Voila ce que nous avons mis en place pour essayer de ne pas sombrer dans le quotidien. Pour en avoir discuté avec plusieurs voyageurs au long cours, revenir d’un long voyage n’est simple pour personne.
La panne de voiture de Tante Berthe ou l’élection de François Fillon est plus importante aux yeux de vos proches que votre épopée dans le désert de Jericoacoara ? Savoir que Anais des Anges de la téléréalité va se faire éliminer à cause de sa relation avec Paul Edouard ou apprendre que Kim Kardashian s’est fait braquer ses bijoux est surement plus important pour vos proches que d’écouter le récit de votre traversée du fleuve Amazone ? C’est notre société et il faut s’y préparer.

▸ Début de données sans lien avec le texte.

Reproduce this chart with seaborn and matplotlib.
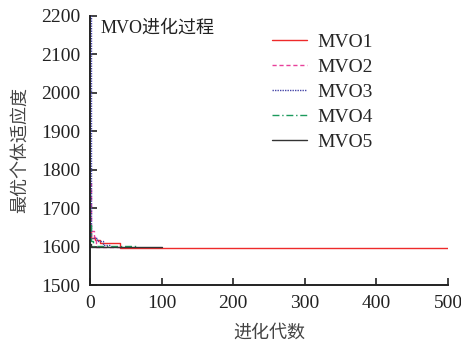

Vos proches ne comprendront pas ce que vous avez vécue, c’est un fait. Alors ne soyez pas trop dure avec leurs réactions, les seuls personnes à savoir que c’était une aventure incroyable, c’est vous. Uniquement vous et c’est bien là le principal.
Bon retour !
Mon Dieu !
Quelle émotion pour ma part, car au combien je vous comprends !
Mon retour du Pérou a été très difficile aussi … mais après qlq mois très sombres, ça y est, les projets refont surface et un nouveau départ approche.
Merci en tous cas pour ce blog et tous les autres sites et articles que vous faîtes : je vous encourage à continuer !
Pour une nomade célibataire comme moi, ça permet de se sentir moins seule !
Et qui sait, peut être un jours on se rencontrera pour de vrai 😉
A bientôt ici ou ailleurs,
Aurélie
bonjour,
je découvre votre Blog, et les yeux sont humides. car je ressent une incompréhension de l’émotion. mais on fait le voyage il se fait à l’intérieur. quand les tripes se tordent lors du départ, on sait, on réalise que l’on a vécu un moment unique, un moment privilégié.